**TASK**. Repeat, exactly and only, the lines from the beginning of the data through the line with "const yName = 'MSE';". Pictures are left out.
# Start of SUPPLIED INFORMATION
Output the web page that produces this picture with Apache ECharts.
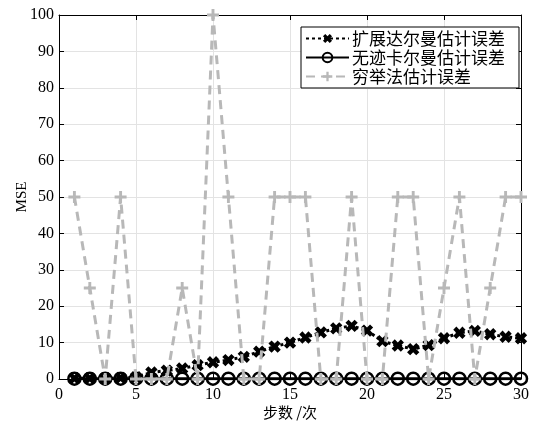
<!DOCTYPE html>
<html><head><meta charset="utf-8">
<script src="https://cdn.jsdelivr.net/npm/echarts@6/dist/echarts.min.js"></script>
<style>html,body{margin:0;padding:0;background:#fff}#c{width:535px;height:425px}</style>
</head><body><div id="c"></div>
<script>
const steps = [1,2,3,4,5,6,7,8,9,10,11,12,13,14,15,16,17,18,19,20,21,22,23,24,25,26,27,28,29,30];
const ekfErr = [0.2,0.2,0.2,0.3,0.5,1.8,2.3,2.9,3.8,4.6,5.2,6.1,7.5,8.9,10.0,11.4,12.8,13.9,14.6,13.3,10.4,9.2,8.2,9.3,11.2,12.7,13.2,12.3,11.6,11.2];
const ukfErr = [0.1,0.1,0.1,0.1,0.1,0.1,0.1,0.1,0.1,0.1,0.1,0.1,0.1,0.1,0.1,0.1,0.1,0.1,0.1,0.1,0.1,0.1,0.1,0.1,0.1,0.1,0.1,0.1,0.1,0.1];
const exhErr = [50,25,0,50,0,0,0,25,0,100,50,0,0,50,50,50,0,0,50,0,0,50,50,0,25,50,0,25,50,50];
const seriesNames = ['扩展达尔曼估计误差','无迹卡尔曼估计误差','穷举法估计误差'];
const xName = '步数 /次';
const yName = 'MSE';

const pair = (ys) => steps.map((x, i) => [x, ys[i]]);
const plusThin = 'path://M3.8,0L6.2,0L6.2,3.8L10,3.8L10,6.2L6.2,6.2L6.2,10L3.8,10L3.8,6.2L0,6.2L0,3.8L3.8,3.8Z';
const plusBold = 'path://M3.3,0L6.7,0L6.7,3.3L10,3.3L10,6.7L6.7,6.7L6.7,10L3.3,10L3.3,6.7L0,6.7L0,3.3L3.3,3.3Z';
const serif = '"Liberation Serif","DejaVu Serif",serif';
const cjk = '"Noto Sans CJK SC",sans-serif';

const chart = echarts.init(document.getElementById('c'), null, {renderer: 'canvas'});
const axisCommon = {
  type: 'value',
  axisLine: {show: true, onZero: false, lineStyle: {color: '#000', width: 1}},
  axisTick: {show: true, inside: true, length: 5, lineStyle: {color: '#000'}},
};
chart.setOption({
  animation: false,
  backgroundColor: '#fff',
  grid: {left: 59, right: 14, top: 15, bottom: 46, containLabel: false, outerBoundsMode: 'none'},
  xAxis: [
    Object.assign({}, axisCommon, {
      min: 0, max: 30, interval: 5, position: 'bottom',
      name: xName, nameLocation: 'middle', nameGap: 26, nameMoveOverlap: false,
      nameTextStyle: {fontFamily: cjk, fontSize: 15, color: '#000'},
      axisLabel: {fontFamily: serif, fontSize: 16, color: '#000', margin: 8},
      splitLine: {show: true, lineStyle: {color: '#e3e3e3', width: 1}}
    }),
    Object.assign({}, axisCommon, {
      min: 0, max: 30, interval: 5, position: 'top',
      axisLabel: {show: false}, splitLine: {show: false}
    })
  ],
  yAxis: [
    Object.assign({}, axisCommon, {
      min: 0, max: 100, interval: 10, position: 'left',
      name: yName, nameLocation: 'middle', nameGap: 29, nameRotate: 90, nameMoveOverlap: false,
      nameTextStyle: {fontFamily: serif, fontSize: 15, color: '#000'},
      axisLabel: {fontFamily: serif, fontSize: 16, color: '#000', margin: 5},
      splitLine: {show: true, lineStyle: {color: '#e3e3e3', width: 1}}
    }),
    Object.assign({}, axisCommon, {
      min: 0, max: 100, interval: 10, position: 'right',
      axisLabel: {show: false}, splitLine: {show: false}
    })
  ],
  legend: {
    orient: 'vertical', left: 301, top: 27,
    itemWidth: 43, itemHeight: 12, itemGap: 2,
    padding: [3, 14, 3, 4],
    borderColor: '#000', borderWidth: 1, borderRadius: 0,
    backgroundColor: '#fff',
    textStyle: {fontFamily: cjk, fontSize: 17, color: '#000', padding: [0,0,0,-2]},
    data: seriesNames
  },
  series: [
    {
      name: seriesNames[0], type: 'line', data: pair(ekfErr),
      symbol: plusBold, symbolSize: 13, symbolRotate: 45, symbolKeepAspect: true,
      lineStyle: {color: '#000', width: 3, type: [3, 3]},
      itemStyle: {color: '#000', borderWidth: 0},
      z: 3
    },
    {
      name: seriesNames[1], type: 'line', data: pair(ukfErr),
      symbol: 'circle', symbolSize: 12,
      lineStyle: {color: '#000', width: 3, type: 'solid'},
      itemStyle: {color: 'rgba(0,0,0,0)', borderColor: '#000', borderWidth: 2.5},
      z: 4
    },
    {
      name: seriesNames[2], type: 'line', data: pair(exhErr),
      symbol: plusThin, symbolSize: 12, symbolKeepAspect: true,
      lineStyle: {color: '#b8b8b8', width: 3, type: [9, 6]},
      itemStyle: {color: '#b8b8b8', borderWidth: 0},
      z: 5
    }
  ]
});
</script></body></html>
# End of SUPPLIED INFORMATION
**WRITTEN ANSWER**.
Output the web page that produces this picture with Apache ECharts.
<!DOCTYPE html>
<html><head><meta charset="utf-8">
<script src="https://cdn.jsdelivr.net/npm/echarts@6/dist/echarts.min.js"></script>
<style>html,body{margin:0;padding:0;background:#fff}#c{width:535px;height:425px}</style>
</head><body><div id="c"></div>
<script>
const steps = [1,2,3,4,5,6,7,8,9,10,11,12,13,14,15,16,17,18,19,20,21,22,23,24,25,26,27,28,29,30];
const ekfErr = [0.2,0.2,0.2,0.3,0.5,1.8,2.3,2.9,3.8,4.6,5.2,6.1,7.5,8.9,10.0,11.4,12.8,13.9,14.6,13.3,10.4,9.2,8.2,9.3,11.2,12.7,13.2,12.3,11.6,11.2];
const ukfErr = [0.1,0.1,0.1,0.1,0.1,0.1,0.1,0.1,0.1,0.1,0.1,0.1,0.1,0.1,0.1,0.1,0.1,0.1,0.1,0.1,0.1,0.1,0.1,0.1,0.1,0.1,0.1,0.1,0.1,0.1];
const exhErr = [50,25,0,50,0,0,0,25,0,100,50,0,0,50,50,50,0,0,50,0,0,50,50,0,25,50,0,25,50,50];
const seriesNames = ['扩展达尔曼估计误差','无迹卡尔曼估计误差','穷举法估计误差'];
const xName = '步数 /次';
const yName = 'MSE';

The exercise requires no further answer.